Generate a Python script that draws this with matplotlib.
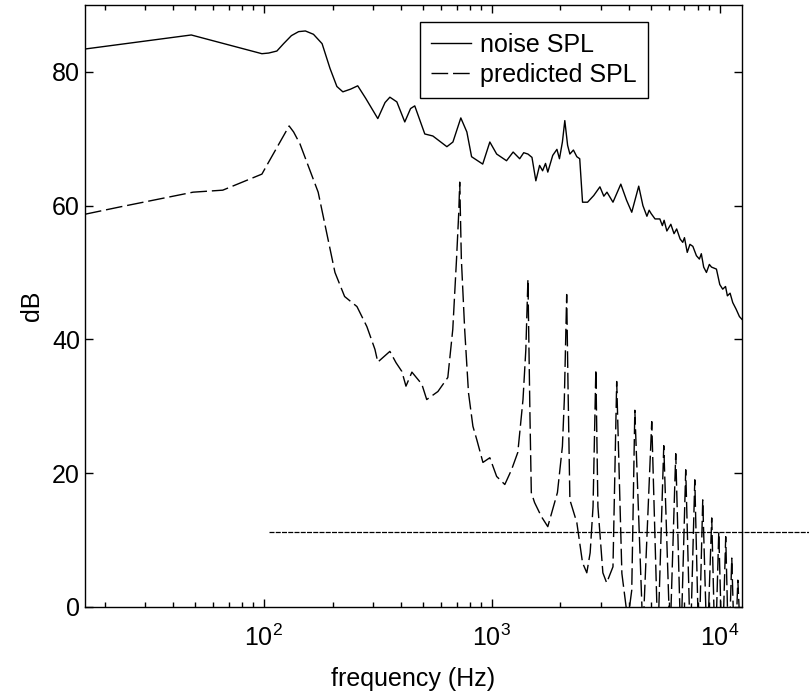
import matplotlib
matplotlib.use("Agg")
import matplotlib.pyplot as plt

plt.rcParams['font.family'] = ['Liberation Sans', 'DejaVu Sans']

# noise SPL (Hz, dB)
noise_f = [16.4, 48, 98, 105, 114, 122, 132, 142, 152, 165, 180, 195, 209, 222, 240, 258,
           280, 316, 340, 357, 383, 415, 440, 459, 508, 551, 635, 675, 731, 777, 815, 912,
           980, 1050, 1160, 1240, 1325, 1380, 1440, 1500, 1560, 1620, 1670, 1720, 1760,
           1850, 1930, 1980, 2040, 2090, 2150, 2200, 2280, 2360, 2430, 2500, 2630, 2800,
           2980, 3100, 3200, 3400, 3680, 3900, 4110, 4410, 4600, 4790, 4900, 5000, 5200,
           5460, 5600, 5700, 5860, 6100, 6300, 6470, 6700, 6880, 7000, 7200, 7400, 7620,
           7900, 8140, 8300, 8500, 8740, 9000, 9200, 9670, 10000, 10300, 10600, 10800,
           11100, 11400, 11800, 12200, 12500]
noise_db = [83.4, 85.5, 82.7, 82.8, 83.1, 84.2, 85.4, 86.0, 86.1, 85.6, 84.2, 80.5, 77.8,
            77.0, 77.4, 77.9, 76.0, 73.0, 75.4, 76.2, 75.5, 72.5, 74.5, 74.9, 70.7, 70.4,
            68.8, 69.5, 73.1, 71.0, 67.3, 66.2, 69.5, 67.7, 66.7, 68.0, 67.0, 67.9, 67.7,
            67.2, 63.7, 66.0, 65.2, 66.3, 65.0, 67.5, 68.4, 67.0, 69.5, 72.7, 69.0, 67.7,
            68.3, 67.3, 67.0, 60.5, 60.5, 61.5, 62.8, 61.4, 62.0, 60.5, 63.2, 60.8, 59.0,
            62.9, 60.0, 58.4, 59.3, 58.8, 58.0, 58.0, 57.0, 57.8, 56.2, 57.2, 55.8, 56.5,
            55.0, 54.5, 55.2, 53.0, 54.2, 53.9, 52.5, 52.0, 52.8, 50.8, 50.0, 51.2, 50.8,
            50.5, 48.2, 47.5, 47.9, 46.5, 46.9, 45.5, 44.5, 43.4, 43.0]

# predicted SPL (Hz, dB)
pred_f = [16.4, 23.4, 48.9, 66, 98, 101, 129, 135, 144, 173, 205, 226, 256, 283, 307,
          316, 357, 380, 403, 420, 446, 493, 518, 580, 641, 674, 700, 716, 723, 735,
          760, 790, 826, 859, 914, 980, 1050, 1140, 1220, 1300, 1370, 1410, 1440, 1470,
          1490, 1540, 1650, 1760, 1940, 2040, 2080, 2130, 2160, 2200, 2360, 2500, 2610,
          2700, 2780, 2860, 2920, 3070, 3190, 3400, 3530, 3720, 3950, 4110, 4240, 4600,
          5030, 5350, 5680, 6050, 6410, 6750, 7090, 7430, 7770, 8100, 8420, 8800, 9220,
          9550, 9900, 10250, 10620, 10950, 11290, 11650, 12000, 12500]
pred_db = [58.7, 59.8, 62.0, 62.3, 64.7, 65.5, 71.9, 71.0, 69.2, 62.0, 50.0, 46.4, 44.9,
           41.9, 38.5, 36.6, 38.2, 36.5, 35.2, 33.0, 35.1, 33.3, 31.0, 32.2, 34.3, 41.5,
           52.0, 59.0, 63.5, 52.0, 41.5, 32.0, 27.0, 25.0, 21.6, 22.3, 19.5, 18.3, 20.5,
           23.1, 31.0, 38.5, 49.0, 28.5, 17.1, 15.6, 13.5, 12.0, 17.1, 24.0, 31.0, 46.7,
           32.5, 16.0, 12.6, 6.6, 5.1, 8.1, 15.0, 35.5, 15.0, 5.1, 3.6, 6.0, 33.7, 5.0,
           -2.0, 2.5, 29.4, -4.0, 27.7, -5.0, 24.1, -5.0, 22.9, -6.0, 20.5, -6.0, 19.0,
           -7.0, 16.0, -7.0, 13.3, -8.0, 11.2, -8.0, 10.5, -8.0, 7.3, -9.0, 4.0, -9.0]

# threshold line
thr_f = [105, 25000]
thr_db = [11.2, 11.2]

fig = plt.figure(figsize=(8.09, 6.96), dpi=100)
ax = fig.add_axes([0.105, 0.128, 0.812, 0.865])

ax.plot(noise_f, noise_db, color='black', lw=1.0, label='noise SPL')
ax.plot(pred_f, pred_db, color='black', lw=1.0, dashes=(12, 3.5), label='predicted SPL')
ax.plot(thr_f, thr_db, color='black', lw=0.9, dashes=(4, 1), clip_on=False)

ax.set_xscale('log')
ax.set_xlim(16.4, 12500)
ax.set_ylim(0, 90)
ax.set_yticks([0, 20, 40, 60, 80])
ax.set_xticks([100, 1000, 10000])

ax.tick_params(which='both', direction='in', top=True, right=True, labelsize=18)
ax.tick_params(which='major', length=6, width=1)
ax.tick_params(which='minor', length=3.5, width=1)
ax.tick_params(axis='x', which='major', pad=13)
for s in ax.spines.values():
    s.set_linewidth(1.0)

ax.set_xlabel('frequency (Hz)', fontsize=18, labelpad=11)
ax.set_ylabel('dB', fontsize=18, labelpad=6)

leg = ax.legend(loc='upper right', bbox_to_anchor=(0.857, 0.972), fontsize=18,
                frameon=True, fancybox=False, edgecolor='black', framealpha=1,
                handlelength=1.6, handletextpad=0.35, borderpad=0.45,
                labelspacing=0.25, borderaxespad=0)
leg.get_frame().set_linewidth(1.0)

fig.savefig('out.png', dpi=100)
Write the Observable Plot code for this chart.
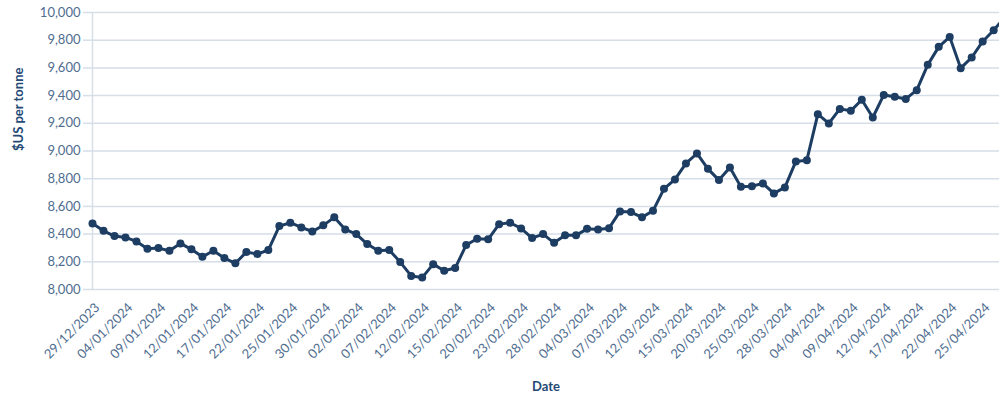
<!DOCTYPE html>
<html><head><meta charset="utf-8">
<script src="https://cdn.jsdelivr.net/npm/d3@7"></script>
<script src="https://cdn.jsdelivr.net/npm/@observablehq/plot@0.6"></script>
<style>body{margin:0;background:#fff;font-family:Lato,sans-serif}</style>
</head><body><div id="chart"></div>
<script>
const dates = [
  "29/12/2023","02/01/2024","03/01/2024","04/01/2024","05/01/2024","08/01/2024","09/01/2024","10/01/2024","11/01/2024","12/01/2024",
  "15/01/2024","16/01/2024","17/01/2024","18/01/2024","19/01/2024","22/01/2024","23/01/2024","24/01/2024","25/01/2024","26/01/2024",
  "29/01/2024","30/01/2024","31/01/2024","01/02/2024","02/02/2024","05/02/2024","06/02/2024","07/02/2024","08/02/2024","09/02/2024",
  "12/02/2024","13/02/2024","14/02/2024","15/02/2024","16/02/2024","19/02/2024","20/02/2024","21/02/2024","22/02/2024","23/02/2024",
  "26/02/2024","27/02/2024","28/02/2024","29/02/2024","01/03/2024","04/03/2024","05/03/2024","06/03/2024","07/03/2024","08/03/2024",
  "11/03/2024","12/03/2024","13/03/2024","14/03/2024","15/03/2024","18/03/2024","19/03/2024","20/03/2024","21/03/2024","22/03/2024",
  "25/03/2024","26/03/2024","27/03/2024","28/03/2024","02/04/2024","03/04/2024","04/04/2024","05/04/2024","08/04/2024","09/04/2024",
  "10/04/2024","11/04/2024","12/04/2024","15/04/2024","16/04/2024","17/04/2024","18/04/2024","19/04/2024","22/04/2024","23/04/2024",
  "24/04/2024","25/04/2024","26/04/2024","29/04/2024"
];
const prices = [
  8477,8424,8386,8376,8347,8294,8299,8280,8333,8290,
  8236,8280,8227,8189,8270,8256,8285,8458,8482,8448,
  8419,8463,8521,8434,8400,8328,8280,8285,8198,8098,
  8086,8183,8135,8155,8321,8366,8362,8472,8482,8441,
  8371,8400,8337,8391,8391,8438,8434,8443,8564,8559,
  8521,8568,8727,8795,8910,8982,8871,8790,8881,8741,
  8746,8766,8694,8737,8925,8934,9266,9199,9304,9290,
  9370,9242,9405,9391,9376,9439,9622,9752,9824,9598,
  9675,9791,9872,9965
];
const yTicks = [8000,8200,8400,8600,8800,9000,9200,9400,9600,9800,10000];
const xTicks = dates.filter((d, i) => i % 3 === 0 && i <= 81);
const yTitle = "$US per tonne";
const xTitle = "Date";

const data = dates.map((d, i) => ({date: d, price: prices[i]}));
const navy = "#1d3d63";
const grid = "#d6dee7";
const tickText = "#4f6d8f";

const chart = Plot.plot({
  width: 999, height: 399,
  marginLeft: 92, marginRight: 0, marginTop: 12, marginBottom: 110,
  style: {fontFamily: "Lato, sans-serif", fontSize: "13px", background: "#fff", overflow: "hidden"},
  x: {type: "point", domain: dates, range: [92, 92 + 83 * 10.99], padding: 0},
  y: {domain: [8000, 10000]},
  marks: [
    Plot.gridY(yTicks, {stroke: grid, strokeOpacity: 1, strokeWidth: 1.5}),
    Plot.ruleX([dates[0]], {stroke: grid, strokeWidth: 1.5}),
    Plot.axisY({ticks: yTicks, tickSize: 9, tickPadding: 3, stroke: grid, strokeWidth: 1.5, fill: tickText, tickFormat: d3.format(","), label: null}),
    Plot.axisX({ticks: xTicks, tickSize: 0, tickPadding: 16, dx: 5, tickRotate: -45, fill: tickText, label: null}),
    Plot.line(data, {x: "date", y: "price", stroke: navy, strokeWidth: 3}),
    Plot.dot(data, {x: "date", y: "price", r: 4, fill: navy}),
    Plot.text([xTitle], {frameAnchor: "bottom", dy: 101, fontWeight: "bold", fill: "#244a75", fontSize: 13}),
    Plot.text([yTitle], {frameAnchor: "left", dx: -74, rotate: -90, fontWeight: "bold", fill: "#244a75", fontSize: 13})
  ]
});
document.getElementById("chart").appendChild(chart);
</script>
</body></html>
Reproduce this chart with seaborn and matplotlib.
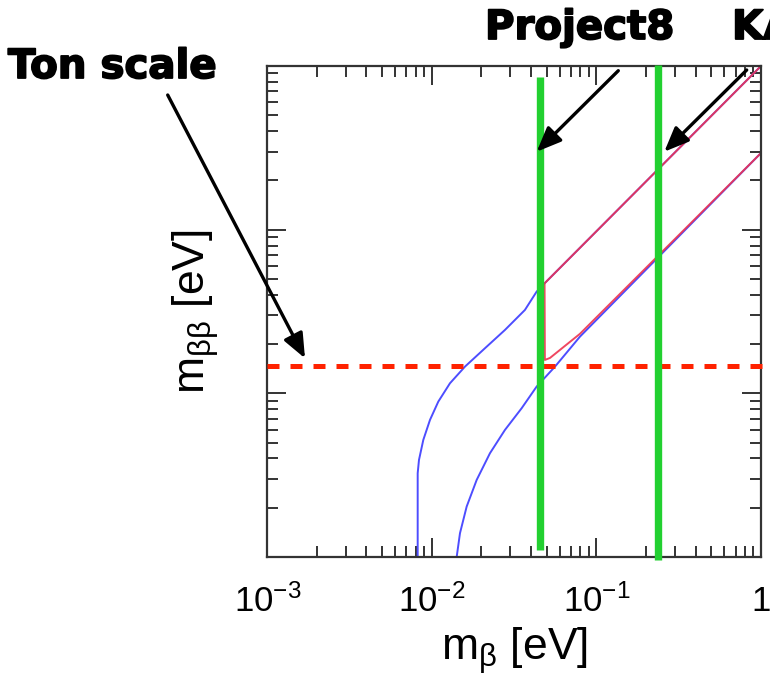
import matplotlib
matplotlib.use('Agg')
import matplotlib.pyplot as plt
import matplotlib.patheffects as pe
import seaborn as sns
import pandas as pd

# band edges: m_beta [eV] vs m_bb [eV]
no_upper_mb = [0.00820, 0.00820, 0.00835, 0.00887, 0.00974, 0.01094, 0.01288,
               0.01589, 0.02102, 0.0278, 0.03677, 0.0433, 0.0484, 1.0]
no_upper_mbb = [0.001, 0.00325, 0.003917, 0.005192, 0.00688, 0.008899, 0.01152,
                0.01456, 0.01886, 0.02439, 0.03232, 0.0418, 0.0470, 1.0]
no_lower_mb = [0.01415, 0.01482, 0.01627, 0.01872, 0.02254, 0.0278, 0.03512,
               0.0433, 0.0560, 0.0794, 1.0]
no_lower_mbb = [0.001, 0.001398, 0.002032, 0.002958, 0.004305, 0.005975,
                0.00811, 0.01099, 0.01456, 0.0222, 0.294]
io_mb = [1.0, 0.0484, 0.0486, 0.0522, 0.0794, 1.0]
io_mbb = [1.0, 0.047, 0.016, 0.01645, 0.0231, 0.294]

# sensitivities
ton_scale_mbb = 0.0147
project8_mb = 0.0452
project8_span = [0.0011, 0.857]
katrin_mb = 0.2374
katrin_span = [0.00096, 1.02]

x_ticks = [1e-3, 1e-2, 1e-1, 1.0]
x_tick_labels = ['$10^{-3}$', '$10^{-2}$', '$10^{-1}$', '1']

W, H = 770, 678


def fig_xy(px, py):
    # image pixel (from top-left) -> figure fraction
    return px / W, 1 - py / H


sns.set_style('ticks')
plt.rcParams['font.family'] = ['Liberation Sans', 'DejaVu Sans']
plt.rcParams['mathtext.fontset'] = 'custom'
plt.rcParams['mathtext.rm'] = 'Liberation Sans'
plt.rcParams['mathtext.it'] = 'Liberation Sans:italic'
plt.rcParams['mathtext.bf'] = 'Liberation Sans:bold'
plt.rcParams['text.color'] = 'black'
plt.rcParams['axes.labelcolor'] = 'black'
plt.rcParams['xtick.labelcolor'] = 'black'

fig = plt.figure(figsize=(W / 100, H / 100), dpi=100)
ax = fig.add_axes([267.3 / W, 1 - 557 / H, (761 - 267.3) / W, (557 - 66) / H])
ax.set_xscale('log')
ax.set_yscale('log')

blue = '#4d4dff'
red = '#ee3350'

df_up = pd.DataFrame({'mb': no_upper_mb, 'mbb': no_upper_mbb})
df_lo = pd.DataFrame({'mb': no_lower_mb, 'mbb': no_lower_mbb})
df_io = pd.DataFrame({'mb': io_mb, 'mbb': io_mbb})
sns.lineplot(data=df_up, x='mb', y='mbb', sort=False, estimator=None, ax=ax,
             color=blue, lw=1.4)
sns.lineplot(data=df_lo, x='mb', y='mbb', sort=False, estimator=None, ax=ax,
             color=blue, lw=1.4)
sns.lineplot(data=df_io, x='mb', y='mbb', sort=False, estimator=None, ax=ax,
             color=red, lw=1.4, alpha=0.9)

# ton scale line
ax.plot([1e-3, 1.15], [ton_scale_mbb, ton_scale_mbb], color='#ff2200', lw=3.6,
        dashes=(2.4, 2.2), clip_on=False, zorder=5)

# experiments
green = '#22d030'
ax.plot([project8_mb, project8_mb], project8_span, color=green, lw=5.3,
        solid_capstyle='butt', clip_on=False, zorder=6)
ax.plot([katrin_mb, katrin_mb], katrin_span, color=green, lw=5.3,
        solid_capstyle='butt', clip_on=False, zorder=6)

ax.set_xlim(1e-3, 1)
ax.set_ylim(1e-3, 1)
ax.set_xticks(x_ticks)
ax.set_xticklabels(x_tick_labels)
ax.tick_params(which='both', direction='in', top=True, right=True,
               color='#333333', width=1.4)
ax.tick_params(which='major', length=14)
ax.tick_params(which='minor', length=8)
ax.tick_params(axis='x', which='major', labelsize=25, pad=20)
ax.tick_params(axis='y', labelleft=False)
for s in ax.spines.values():
    s.set_linewidth(1.6)
    s.set_color('#333333')

ax.set_xlabel(r'm$_{\mathregular{β}}$ [eV]', fontsize=32, labelpad=4)
ax.set_ylabel(r'm$_{\mathregular{ββ}}$ [eV]', fontsize=32, labelpad=30)

# annotations
heavy = [pe.withStroke(linewidth=1.3, foreground='black')]
bold = dict(fontsize=29, fontweight='bold', family='DejaVu Sans',
            va='baseline', ha='left', color='black', path_effects=heavy)
fig.text(*fig_xy(8, 78), 'Ton scale', **bold)
fig.text(*fig_xy(485, 39), 'Project8', **bold)
fig.text(*fig_xy(732, 39), 'KATRIN', **bold)

arrows = [((167.7, 95), (305, 358.3)),
          ((618.3, 70.7), (536.7, 151.7)),
          ((746.7, 70), (664.3, 151.7))]
for tail, tip in arrows:
    ax.annotate('', xy=fig_xy(*tip), xytext=fig_xy(*tail),
                xycoords='figure fraction', textcoords='figure fraction',
                arrowprops=dict(arrowstyle='-|>,head_length=0.6,head_width=0.25',
                                mutation_scale=25, lw=2.4, color='black',
                                shrinkA=0, shrinkB=0),
                annotation_clip=False, zorder=10)

fig.savefig('out.png', dpi=100)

*-*-*

All lines above starting at the one with "Reproduce this chart" and ending at the one with "io_mbb = [1.0, 0.047, 0.016, 0.01645, 0.0231, 0.294]", inclusive, are to be printed again exactly, with the pictures left out.

Reproduce this chart with seaborn and matplotlib.
import matplotlib
matplotlib.use('Agg')
import matplotlib.pyplot as plt
import matplotlib.patheffects as pe
import seaborn as sns
import pandas as pd

# band edges: m_beta [eV] vs m_bb [eV]
no_upper_mb = [0.00820, 0.00820, 0.00835, 0.00887, 0.00974, 0.01094, 0.01288,
               0.01589, 0.02102, 0.0278, 0.03677, 0.0433, 0.0484, 1.0]
no_upper_mbb = [0.001, 0.00325, 0.003917, 0.005192, 0.00688, 0.008899, 0.01152,
                0.01456, 0.01886, 0.02439, 0.03232, 0.0418, 0.0470, 1.0]
no_lower_mb = [0.01415, 0.01482, 0.01627, 0.01872, 0.02254, 0.0278, 0.03512,
               0.0433, 0.0560, 0.0794, 1.0]
no_lower_mbb = [0.001, 0.001398, 0.002032, 0.002958, 0.004305, 0.005975,
                0.00811, 0.01099, 0.01456, 0.0222, 0.294]
io_mb = [1.0, 0.0484, 0.0486, 0.0522, 0.0794, 1.0]
io_mbb = [1.0, 0.047, 0.016, 0.01645, 0.0231, 0.294]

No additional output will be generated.